- PROBLEM REQUIREMENTS
State only the count of lines in the listing below that hold "script".

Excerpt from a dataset
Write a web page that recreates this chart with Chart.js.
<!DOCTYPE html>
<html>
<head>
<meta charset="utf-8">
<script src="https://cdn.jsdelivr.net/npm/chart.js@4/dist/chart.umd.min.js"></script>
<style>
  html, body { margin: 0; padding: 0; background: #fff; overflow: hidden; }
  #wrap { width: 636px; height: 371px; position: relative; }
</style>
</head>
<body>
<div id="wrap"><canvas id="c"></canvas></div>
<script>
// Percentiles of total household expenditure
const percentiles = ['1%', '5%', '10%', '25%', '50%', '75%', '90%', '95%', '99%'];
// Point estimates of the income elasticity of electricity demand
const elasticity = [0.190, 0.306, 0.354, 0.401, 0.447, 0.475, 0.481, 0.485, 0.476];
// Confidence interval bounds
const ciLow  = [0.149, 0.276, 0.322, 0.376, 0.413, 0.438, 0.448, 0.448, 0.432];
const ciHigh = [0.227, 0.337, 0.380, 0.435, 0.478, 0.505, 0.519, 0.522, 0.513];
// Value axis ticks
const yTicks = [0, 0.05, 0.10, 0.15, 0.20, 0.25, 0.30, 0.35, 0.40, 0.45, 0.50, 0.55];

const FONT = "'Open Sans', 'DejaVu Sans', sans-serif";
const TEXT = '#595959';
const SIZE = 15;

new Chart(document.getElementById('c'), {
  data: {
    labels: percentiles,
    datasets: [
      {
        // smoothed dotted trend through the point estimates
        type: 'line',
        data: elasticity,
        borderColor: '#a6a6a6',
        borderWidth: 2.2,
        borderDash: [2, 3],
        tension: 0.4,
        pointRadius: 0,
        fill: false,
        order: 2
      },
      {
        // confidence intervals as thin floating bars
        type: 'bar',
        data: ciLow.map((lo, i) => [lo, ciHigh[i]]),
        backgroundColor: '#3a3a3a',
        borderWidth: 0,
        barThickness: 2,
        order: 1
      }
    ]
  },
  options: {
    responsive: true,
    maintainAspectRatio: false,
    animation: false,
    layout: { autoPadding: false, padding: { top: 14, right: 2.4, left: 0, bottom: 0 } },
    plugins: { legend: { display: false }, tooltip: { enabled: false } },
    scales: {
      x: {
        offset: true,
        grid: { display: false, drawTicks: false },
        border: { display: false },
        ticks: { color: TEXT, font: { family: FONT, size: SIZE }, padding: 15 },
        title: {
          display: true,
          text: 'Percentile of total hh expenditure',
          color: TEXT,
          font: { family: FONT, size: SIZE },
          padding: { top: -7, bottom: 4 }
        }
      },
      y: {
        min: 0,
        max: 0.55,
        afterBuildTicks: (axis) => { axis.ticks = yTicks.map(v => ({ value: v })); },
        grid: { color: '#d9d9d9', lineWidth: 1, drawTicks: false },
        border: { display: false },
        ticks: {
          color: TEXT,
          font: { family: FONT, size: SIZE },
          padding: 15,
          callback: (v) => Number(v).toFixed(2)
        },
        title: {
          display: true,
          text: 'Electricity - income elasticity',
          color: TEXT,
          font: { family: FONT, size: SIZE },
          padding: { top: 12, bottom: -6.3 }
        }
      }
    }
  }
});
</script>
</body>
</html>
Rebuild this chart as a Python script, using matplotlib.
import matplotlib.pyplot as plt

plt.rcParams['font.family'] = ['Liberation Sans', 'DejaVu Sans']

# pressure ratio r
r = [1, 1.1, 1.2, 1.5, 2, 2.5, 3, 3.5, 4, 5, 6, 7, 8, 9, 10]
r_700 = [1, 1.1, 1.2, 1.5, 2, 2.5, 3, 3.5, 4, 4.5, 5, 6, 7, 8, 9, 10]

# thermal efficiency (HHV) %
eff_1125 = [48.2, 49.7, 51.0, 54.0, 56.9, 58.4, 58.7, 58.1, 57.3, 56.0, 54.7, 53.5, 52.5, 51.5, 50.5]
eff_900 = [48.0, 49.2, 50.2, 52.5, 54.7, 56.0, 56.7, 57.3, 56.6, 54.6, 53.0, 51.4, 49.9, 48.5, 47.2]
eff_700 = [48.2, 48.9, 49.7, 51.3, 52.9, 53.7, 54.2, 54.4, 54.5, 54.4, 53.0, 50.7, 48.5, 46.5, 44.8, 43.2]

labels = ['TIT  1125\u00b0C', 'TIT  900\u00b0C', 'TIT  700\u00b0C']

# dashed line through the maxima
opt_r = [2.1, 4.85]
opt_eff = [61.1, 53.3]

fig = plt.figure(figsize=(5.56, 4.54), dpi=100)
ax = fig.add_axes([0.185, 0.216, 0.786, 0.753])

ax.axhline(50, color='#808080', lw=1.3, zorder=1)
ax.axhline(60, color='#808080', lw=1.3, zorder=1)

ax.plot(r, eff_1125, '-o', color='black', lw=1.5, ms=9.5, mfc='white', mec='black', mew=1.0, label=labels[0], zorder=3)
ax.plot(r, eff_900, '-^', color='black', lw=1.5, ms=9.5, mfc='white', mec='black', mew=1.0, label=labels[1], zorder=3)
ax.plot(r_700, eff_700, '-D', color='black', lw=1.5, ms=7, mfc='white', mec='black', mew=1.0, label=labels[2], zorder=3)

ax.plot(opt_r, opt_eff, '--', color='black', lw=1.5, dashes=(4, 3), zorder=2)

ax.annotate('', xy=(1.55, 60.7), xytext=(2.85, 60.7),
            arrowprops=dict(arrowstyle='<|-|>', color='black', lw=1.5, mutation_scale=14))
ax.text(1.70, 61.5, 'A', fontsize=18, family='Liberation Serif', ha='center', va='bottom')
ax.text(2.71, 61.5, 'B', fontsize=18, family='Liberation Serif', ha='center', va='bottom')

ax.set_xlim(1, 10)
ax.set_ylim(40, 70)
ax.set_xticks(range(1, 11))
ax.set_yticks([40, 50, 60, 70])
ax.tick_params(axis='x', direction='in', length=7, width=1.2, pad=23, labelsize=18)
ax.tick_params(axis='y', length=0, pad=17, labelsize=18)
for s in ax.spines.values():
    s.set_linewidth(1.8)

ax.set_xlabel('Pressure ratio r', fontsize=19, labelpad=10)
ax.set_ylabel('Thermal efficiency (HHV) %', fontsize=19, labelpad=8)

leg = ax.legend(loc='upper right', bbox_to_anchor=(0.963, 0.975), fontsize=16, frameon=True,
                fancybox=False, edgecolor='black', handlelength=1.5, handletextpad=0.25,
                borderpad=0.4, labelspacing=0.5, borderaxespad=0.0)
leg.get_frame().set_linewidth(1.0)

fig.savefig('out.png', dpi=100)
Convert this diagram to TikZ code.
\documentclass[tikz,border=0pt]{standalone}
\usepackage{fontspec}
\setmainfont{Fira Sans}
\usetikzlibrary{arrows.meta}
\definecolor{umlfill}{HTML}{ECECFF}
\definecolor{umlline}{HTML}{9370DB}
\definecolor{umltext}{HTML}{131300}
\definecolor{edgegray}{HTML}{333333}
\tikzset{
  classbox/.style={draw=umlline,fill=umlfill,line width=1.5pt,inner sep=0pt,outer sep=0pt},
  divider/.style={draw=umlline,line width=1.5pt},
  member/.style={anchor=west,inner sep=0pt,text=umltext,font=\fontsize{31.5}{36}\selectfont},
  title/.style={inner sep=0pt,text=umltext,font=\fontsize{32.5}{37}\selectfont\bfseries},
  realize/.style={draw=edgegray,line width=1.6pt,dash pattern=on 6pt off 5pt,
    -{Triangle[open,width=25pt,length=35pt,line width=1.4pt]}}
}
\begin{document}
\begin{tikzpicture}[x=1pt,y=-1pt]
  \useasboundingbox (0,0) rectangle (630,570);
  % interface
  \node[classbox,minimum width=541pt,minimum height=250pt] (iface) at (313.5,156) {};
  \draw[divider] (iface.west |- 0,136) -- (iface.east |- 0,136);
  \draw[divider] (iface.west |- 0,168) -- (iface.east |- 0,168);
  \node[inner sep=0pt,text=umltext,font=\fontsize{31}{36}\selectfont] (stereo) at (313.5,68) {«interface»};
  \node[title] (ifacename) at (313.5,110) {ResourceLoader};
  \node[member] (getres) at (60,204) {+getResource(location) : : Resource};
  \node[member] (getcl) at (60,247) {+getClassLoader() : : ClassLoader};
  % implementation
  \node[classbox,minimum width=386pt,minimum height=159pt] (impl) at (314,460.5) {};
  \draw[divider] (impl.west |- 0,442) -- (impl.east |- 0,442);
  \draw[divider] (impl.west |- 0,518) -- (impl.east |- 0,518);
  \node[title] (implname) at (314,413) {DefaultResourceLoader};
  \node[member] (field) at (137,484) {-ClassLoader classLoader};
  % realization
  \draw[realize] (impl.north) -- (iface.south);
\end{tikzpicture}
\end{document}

- SOLUTION TO THE EXERCISE
4